**STORED DATA:**

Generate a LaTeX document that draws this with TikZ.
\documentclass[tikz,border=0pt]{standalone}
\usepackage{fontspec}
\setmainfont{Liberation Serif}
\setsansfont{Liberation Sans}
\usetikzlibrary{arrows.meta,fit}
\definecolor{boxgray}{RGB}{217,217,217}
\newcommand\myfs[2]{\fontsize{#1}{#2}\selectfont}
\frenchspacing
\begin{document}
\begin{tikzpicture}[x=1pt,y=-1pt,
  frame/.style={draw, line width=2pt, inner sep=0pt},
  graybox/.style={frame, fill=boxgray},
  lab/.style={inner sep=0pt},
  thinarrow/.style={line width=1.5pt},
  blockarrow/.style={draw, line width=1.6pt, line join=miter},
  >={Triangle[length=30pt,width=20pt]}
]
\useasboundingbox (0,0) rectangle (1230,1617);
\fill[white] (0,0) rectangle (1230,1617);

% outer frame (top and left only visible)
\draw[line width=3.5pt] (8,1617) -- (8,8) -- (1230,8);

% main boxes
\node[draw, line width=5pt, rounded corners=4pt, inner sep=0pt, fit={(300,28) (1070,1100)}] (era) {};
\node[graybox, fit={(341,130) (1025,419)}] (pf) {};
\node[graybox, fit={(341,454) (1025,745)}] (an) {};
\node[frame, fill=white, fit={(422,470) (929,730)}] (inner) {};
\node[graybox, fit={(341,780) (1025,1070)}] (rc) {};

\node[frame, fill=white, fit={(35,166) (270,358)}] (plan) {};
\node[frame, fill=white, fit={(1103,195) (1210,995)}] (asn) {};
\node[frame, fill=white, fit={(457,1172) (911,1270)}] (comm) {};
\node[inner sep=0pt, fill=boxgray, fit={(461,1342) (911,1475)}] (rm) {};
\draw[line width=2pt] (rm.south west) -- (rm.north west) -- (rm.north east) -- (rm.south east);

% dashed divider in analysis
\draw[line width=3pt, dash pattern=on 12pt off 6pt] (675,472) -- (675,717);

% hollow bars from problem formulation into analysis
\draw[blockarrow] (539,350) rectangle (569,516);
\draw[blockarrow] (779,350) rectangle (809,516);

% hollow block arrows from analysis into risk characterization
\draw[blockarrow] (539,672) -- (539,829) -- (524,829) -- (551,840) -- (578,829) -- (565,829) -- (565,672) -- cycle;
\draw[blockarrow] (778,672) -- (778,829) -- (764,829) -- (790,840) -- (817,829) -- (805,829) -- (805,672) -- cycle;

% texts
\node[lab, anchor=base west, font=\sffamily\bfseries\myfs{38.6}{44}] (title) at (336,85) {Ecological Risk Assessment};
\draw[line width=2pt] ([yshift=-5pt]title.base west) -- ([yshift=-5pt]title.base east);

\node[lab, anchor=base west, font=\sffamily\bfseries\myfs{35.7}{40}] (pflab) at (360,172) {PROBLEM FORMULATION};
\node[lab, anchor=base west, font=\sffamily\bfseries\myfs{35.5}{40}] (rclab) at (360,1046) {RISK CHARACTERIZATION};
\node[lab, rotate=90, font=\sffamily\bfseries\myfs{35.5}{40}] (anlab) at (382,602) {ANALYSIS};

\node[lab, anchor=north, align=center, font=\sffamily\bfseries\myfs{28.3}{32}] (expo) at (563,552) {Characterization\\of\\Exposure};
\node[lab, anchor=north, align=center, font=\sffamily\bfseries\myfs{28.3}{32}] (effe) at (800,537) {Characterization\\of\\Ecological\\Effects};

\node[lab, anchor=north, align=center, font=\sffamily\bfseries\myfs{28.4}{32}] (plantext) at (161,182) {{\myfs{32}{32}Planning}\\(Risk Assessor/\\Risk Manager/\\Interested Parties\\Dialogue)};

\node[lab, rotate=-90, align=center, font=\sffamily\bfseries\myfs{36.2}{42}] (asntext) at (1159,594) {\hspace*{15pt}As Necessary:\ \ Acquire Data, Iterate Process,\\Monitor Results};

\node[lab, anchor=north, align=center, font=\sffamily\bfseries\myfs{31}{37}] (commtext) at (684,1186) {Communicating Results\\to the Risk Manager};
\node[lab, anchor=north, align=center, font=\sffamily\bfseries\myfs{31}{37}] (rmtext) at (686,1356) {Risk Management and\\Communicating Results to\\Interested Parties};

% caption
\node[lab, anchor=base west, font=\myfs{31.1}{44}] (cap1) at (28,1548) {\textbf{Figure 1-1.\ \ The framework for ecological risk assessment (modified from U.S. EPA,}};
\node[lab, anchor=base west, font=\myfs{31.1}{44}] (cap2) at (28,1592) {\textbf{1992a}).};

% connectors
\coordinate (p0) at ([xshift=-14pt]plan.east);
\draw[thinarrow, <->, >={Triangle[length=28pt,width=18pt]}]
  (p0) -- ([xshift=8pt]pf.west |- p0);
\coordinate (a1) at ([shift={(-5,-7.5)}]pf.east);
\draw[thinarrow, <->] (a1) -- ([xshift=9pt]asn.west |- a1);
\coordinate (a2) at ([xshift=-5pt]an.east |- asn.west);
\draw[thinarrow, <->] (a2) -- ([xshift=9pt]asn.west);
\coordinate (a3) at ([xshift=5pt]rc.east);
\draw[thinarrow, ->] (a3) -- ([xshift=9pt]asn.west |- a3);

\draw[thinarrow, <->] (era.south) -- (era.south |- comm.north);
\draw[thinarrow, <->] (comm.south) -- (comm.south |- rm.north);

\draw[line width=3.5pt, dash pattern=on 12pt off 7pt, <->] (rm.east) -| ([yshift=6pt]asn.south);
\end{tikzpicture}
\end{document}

**SHORT EXERCISE:** Write out the full listing exactly as given.

**WRITTEN ANSWER:**
Generate a LaTeX document that draws this with TikZ.
\documentclass[tikz,border=0pt]{standalone}
\usepackage{fontspec}
\setmainfont{Liberation Serif}
\setsansfont{Liberation Sans}
\usetikzlibrary{arrows.meta,fit}
\definecolor{boxgray}{RGB}{217,217,217}
\newcommand\myfs[2]{\fontsize{#1}{#2}\selectfont}
\frenchspacing
\begin{document}
\begin{tikzpicture}[x=1pt,y=-1pt,
  frame/.style={draw, line width=2pt, inner sep=0pt},
  graybox/.style={frame, fill=boxgray},
  lab/.style={inner sep=0pt},
  thinarrow/.style={line width=1.5pt},
  blockarrow/.style={draw, line width=1.6pt, line join=miter},
  >={Triangle[length=30pt,width=20pt]}
]
\useasboundingbox (0,0) rectangle (1230,1617);
\fill[white] (0,0) rectangle (1230,1617);

% outer frame (top and left only visible)
\draw[line width=3.5pt] (8,1617) -- (8,8) -- (1230,8);

% main boxes
\node[draw, line width=5pt, rounded corners=4pt, inner sep=0pt, fit={(300,28) (1070,1100)}] (era) {};
\node[graybox, fit={(341,130) (1025,419)}] (pf) {};
\node[graybox, fit={(341,454) (1025,745)}] (an) {};
\node[frame, fill=white, fit={(422,470) (929,730)}] (inner) {};
\node[graybox, fit={(341,780) (1025,1070)}] (rc) {};

\node[frame, fill=white, fit={(35,166) (270,358)}] (plan) {};
\node[frame, fill=white, fit={(1103,195) (1210,995)}] (asn) {};
\node[frame, fill=white, fit={(457,1172) (911,1270)}] (comm) {};
\node[inner sep=0pt, fill=boxgray, fit={(461,1342) (911,1475)}] (rm) {};
\draw[line width=2pt] (rm.south west) -- (rm.north west) -- (rm.north east) -- (rm.south east);

% dashed divider in analysis
\draw[line width=3pt, dash pattern=on 12pt off 6pt] (675,472) -- (675,717);

% hollow bars from problem formulation into analysis
\draw[blockarrow] (539,350) rectangle (569,516);
\draw[blockarrow] (779,350) rectangle (809,516);

% hollow block arrows from analysis into risk characterization
\draw[blockarrow] (539,672) -- (539,829) -- (524,829) -- (551,840) -- (578,829) -- (565,829) -- (565,672) -- cycle;
\draw[blockarrow] (778,672) -- (778,829) -- (764,829) -- (790,840) -- (817,829) -- (805,829) -- (805,672) -- cycle;

% texts
\node[lab, anchor=base west, font=\sffamily\bfseries\myfs{38.6}{44}] (title) at (336,85) {Ecological Risk Assessment};
\draw[line width=2pt] ([yshift=-5pt]title.base west) -- ([yshift=-5pt]title.base east);

\node[lab, anchor=base west, font=\sffamily\bfseries\myfs{35.7}{40}] (pflab) at (360,172) {PROBLEM FORMULATION};
\node[lab, anchor=base west, font=\sffamily\bfseries\myfs{35.5}{40}] (rclab) at (360,1046) {RISK CHARACTERIZATION};
\node[lab, rotate=90, font=\sffamily\bfseries\myfs{35.5}{40}] (anlab) at (382,602) {ANALYSIS};

\node[lab, anchor=north, align=center, font=\sffamily\bfseries\myfs{28.3}{32}] (expo) at (563,552) {Characterization\\of\\Exposure};
\node[lab, anchor=north, align=center, font=\sffamily\bfseries\myfs{28.3}{32}] (effe) at (800,537) {Characterization\\of\\Ecological\\Effects};

\node[lab, anchor=north, align=center, font=\sffamily\bfseries\myfs{28.4}{32}] (plantext) at (161,182) {{\myfs{32}{32}Planning}\\(Risk Assessor/\\Risk Manager/\\Interested Parties\\Dialogue)};

\node[lab, rotate=-90, align=center, font=\sffamily\bfseries\myfs{36.2}{42}] (asntext) at (1159,594) {\hspace*{15pt}As Necessary:\ \ Acquire Data, Iterate Process,\\Monitor Results};

\node[lab, anchor=north, align=center, font=\sffamily\bfseries\myfs{31}{37}] (commtext) at (684,1186) {Communicating Results\\to the Risk Manager};
\node[lab, anchor=north, align=center, font=\sffamily\bfseries\myfs{31}{37}] (rmtext) at (686,1356) {Risk Management and\\Communicating Results to\\Interested Parties};

% caption
\node[lab, anchor=base west, font=\myfs{31.1}{44}] (cap1) at (28,1548) {\textbf{Figure 1-1.\ \ The framework for ecological risk assessment (modified from U.S. EPA,}};
\node[lab, anchor=base west, font=\myfs{31.1}{44}] (cap2) at (28,1592) {\textbf{1992a}).};

% connectors
\coordinate (p0) at ([xshift=-14pt]plan.east);
\draw[thinarrow, <->, >={Triangle[length=28pt,width=18pt]}]
  (p0) -- ([xshift=8pt]pf.west |- p0);
\coordinate (a1) at ([shift={(-5,-7.5)}]pf.east);
\draw[thinarrow, <->] (a1) -- ([xshift=9pt]asn.west |- a1);
\coordinate (a2) at ([xshift=-5pt]an.east |- asn.west);
\draw[thinarrow, <->] (a2) -- ([xshift=9pt]asn.west);
\coordinate (a3) at ([xshift=5pt]rc.east);
\draw[thinarrow, ->] (a3) -- ([xshift=9pt]asn.west |- a3);

\draw[thinarrow, <->] (era.south) -- (era.south |- comm.north);
\draw[thinarrow, <->] (comm.south) -- (comm.south |- rm.north);

\draw[line width=3.5pt, dash pattern=on 12pt off 7pt, <->] (rm.east) -| ([yshift=6pt]asn.south);
\end{tikzpicture}
\end{document}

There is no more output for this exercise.